## TASK BRIEF
Each line of the material below should be reproduced exactly.

** start MATERIAL SHOWN **

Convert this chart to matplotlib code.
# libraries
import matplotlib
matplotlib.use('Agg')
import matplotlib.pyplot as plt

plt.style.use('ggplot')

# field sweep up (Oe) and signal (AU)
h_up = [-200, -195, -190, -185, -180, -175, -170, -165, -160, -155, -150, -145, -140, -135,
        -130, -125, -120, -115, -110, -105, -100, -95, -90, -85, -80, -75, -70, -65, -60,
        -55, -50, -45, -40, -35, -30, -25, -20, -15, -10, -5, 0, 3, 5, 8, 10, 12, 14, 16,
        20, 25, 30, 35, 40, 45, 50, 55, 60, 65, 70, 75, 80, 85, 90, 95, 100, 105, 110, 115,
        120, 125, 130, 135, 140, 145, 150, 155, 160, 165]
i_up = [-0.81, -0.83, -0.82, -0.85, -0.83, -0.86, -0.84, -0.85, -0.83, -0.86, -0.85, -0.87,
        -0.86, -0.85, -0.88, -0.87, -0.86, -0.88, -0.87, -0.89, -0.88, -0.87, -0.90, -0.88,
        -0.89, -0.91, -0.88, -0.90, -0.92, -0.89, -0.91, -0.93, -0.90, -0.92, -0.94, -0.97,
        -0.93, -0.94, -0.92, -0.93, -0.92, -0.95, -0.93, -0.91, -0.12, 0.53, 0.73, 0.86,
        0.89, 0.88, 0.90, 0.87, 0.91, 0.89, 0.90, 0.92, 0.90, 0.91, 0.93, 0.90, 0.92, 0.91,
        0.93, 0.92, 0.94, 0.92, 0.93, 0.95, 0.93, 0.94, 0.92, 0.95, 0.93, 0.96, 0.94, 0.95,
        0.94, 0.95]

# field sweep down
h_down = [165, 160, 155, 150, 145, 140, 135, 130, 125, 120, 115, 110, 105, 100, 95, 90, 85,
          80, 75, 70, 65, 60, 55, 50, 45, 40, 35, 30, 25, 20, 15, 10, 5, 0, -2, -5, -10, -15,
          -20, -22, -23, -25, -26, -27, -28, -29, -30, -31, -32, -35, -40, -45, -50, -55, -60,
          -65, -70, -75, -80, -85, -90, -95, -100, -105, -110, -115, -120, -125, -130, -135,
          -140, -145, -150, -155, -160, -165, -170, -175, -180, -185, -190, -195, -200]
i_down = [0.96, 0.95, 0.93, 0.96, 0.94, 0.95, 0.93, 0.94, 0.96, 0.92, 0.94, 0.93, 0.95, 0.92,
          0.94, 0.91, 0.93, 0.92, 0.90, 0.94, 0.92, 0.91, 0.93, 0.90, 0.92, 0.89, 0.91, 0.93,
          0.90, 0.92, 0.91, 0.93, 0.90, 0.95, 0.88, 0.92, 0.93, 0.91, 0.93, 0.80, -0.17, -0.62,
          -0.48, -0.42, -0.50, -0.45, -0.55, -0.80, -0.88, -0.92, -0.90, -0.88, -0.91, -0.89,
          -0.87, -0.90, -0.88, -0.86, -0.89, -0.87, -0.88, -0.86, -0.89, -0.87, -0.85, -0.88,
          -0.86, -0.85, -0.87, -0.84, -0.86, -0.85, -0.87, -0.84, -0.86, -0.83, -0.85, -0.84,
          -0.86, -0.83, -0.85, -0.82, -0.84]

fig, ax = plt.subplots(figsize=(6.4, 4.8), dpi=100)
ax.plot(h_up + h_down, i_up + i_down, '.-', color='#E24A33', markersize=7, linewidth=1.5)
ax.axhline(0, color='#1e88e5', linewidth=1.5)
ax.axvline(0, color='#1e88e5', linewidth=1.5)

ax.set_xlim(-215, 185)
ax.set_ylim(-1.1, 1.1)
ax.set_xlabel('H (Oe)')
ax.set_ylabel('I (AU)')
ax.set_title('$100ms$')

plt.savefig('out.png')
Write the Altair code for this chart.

** end MATERIAL SHOWN **

## RIGHT ANSWER
Convert this chart to matplotlib code.
# libraries
import matplotlib
matplotlib.use('Agg')
import matplotlib.pyplot as plt

plt.style.use('ggplot')

# field sweep up (Oe) and signal (AU)
h_up = [-200, -195, -190, -185, -180, -175, -170, -165, -160, -155, -150, -145, -140, -135,
        -130, -125, -120, -115, -110, -105, -100, -95, -90, -85, -80, -75, -70, -65, -60,
        -55, -50, -45, -40, -35, -30, -25, -20, -15, -10, -5, 0, 3, 5, 8, 10, 12, 14, 16,
        20, 25, 30, 35, 40, 45, 50, 55, 60, 65, 70, 75, 80, 85, 90, 95, 100, 105, 110, 115,
        120, 125, 130, 135, 140, 145, 150, 155, 160, 165]
i_up = [-0.81, -0.83, -0.82, -0.85, -0.83, -0.86, -0.84, -0.85, -0.83, -0.86, -0.85, -0.87,
        -0.86, -0.85, -0.88, -0.87, -0.86, -0.88, -0.87, -0.89, -0.88, -0.87, -0.90, -0.88,
        -0.89, -0.91, -0.88, -0.90, -0.92, -0.89, -0.91, -0.93, -0.90, -0.92, -0.94, -0.97,
        -0.93, -0.94, -0.92, -0.93, -0.92, -0.95, -0.93, -0.91, -0.12, 0.53, 0.73, 0.86,
        0.89, 0.88, 0.90, 0.87, 0.91, 0.89, 0.90, 0.92, 0.90, 0.91, 0.93, 0.90, 0.92, 0.91,
        0.93, 0.92, 0.94, 0.92, 0.93, 0.95, 0.93, 0.94, 0.92, 0.95, 0.93, 0.96, 0.94, 0.95,
        0.94, 0.95]

# field sweep down
h_down = [165, 160, 155, 150, 145, 140, 135, 130, 125, 120, 115, 110, 105, 100, 95, 90, 85,
          80, 75, 70, 65, 60, 55, 50, 45, 40, 35, 30, 25, 20, 15, 10, 5, 0, -2, -5, -10, -15,
          -20, -22, -23, -25, -26, -27, -28, -29, -30, -31, -32, -35, -40, -45, -50, -55, -60,
          -65, -70, -75, -80, -85, -90, -95, -100, -105, -110, -115, -120, -125, -130, -135,
          -140, -145, -150, -155, -160, -165, -170, -175, -180, -185, -190, -195, -200]
i_down = [0.96, 0.95, 0.93, 0.96, 0.94, 0.95, 0.93, 0.94, 0.96, 0.92, 0.94, 0.93, 0.95, 0.92,
          0.94, 0.91, 0.93, 0.92, 0.90, 0.94, 0.92, 0.91, 0.93, 0.90, 0.92, 0.89, 0.91, 0.93,
          0.90, 0.92, 0.91, 0.93, 0.90, 0.95, 0.88, 0.92, 0.93, 0.91, 0.93, 0.80, -0.17, -0.62,
          -0.48, -0.42, -0.50, -0.45, -0.55, -0.80, -0.88, -0.92, -0.90, -0.88, -0.91, -0.89,
          -0.87, -0.90, -0.88, -0.86, -0.89, -0.87, -0.88, -0.86, -0.89, -0.87, -0.85, -0.88,
          -0.86, -0.85, -0.87, -0.84, -0.86, -0.85, -0.87, -0.84, -0.86, -0.83, -0.85, -0.84,
          -0.86, -0.83, -0.85, -0.82, -0.84]

fig, ax = plt.subplots(figsize=(6.4, 4.8), dpi=100)
ax.plot(h_up + h_down, i_up + i_down, '.-', color='#E24A33', markersize=7, linewidth=1.5)
ax.axhline(0, color='#1e88e5', linewidth=1.5)
ax.axvline(0, color='#1e88e5', linewidth=1.5)

ax.set_xlim(-215, 185)
ax.set_ylim(-1.1, 1.1)
ax.set_xlabel('H (Oe)')
ax.set_ylabel('I (AU)')
ax.set_title('$100ms$')

plt.savefig('out.png')
Write the Altair code for this chart.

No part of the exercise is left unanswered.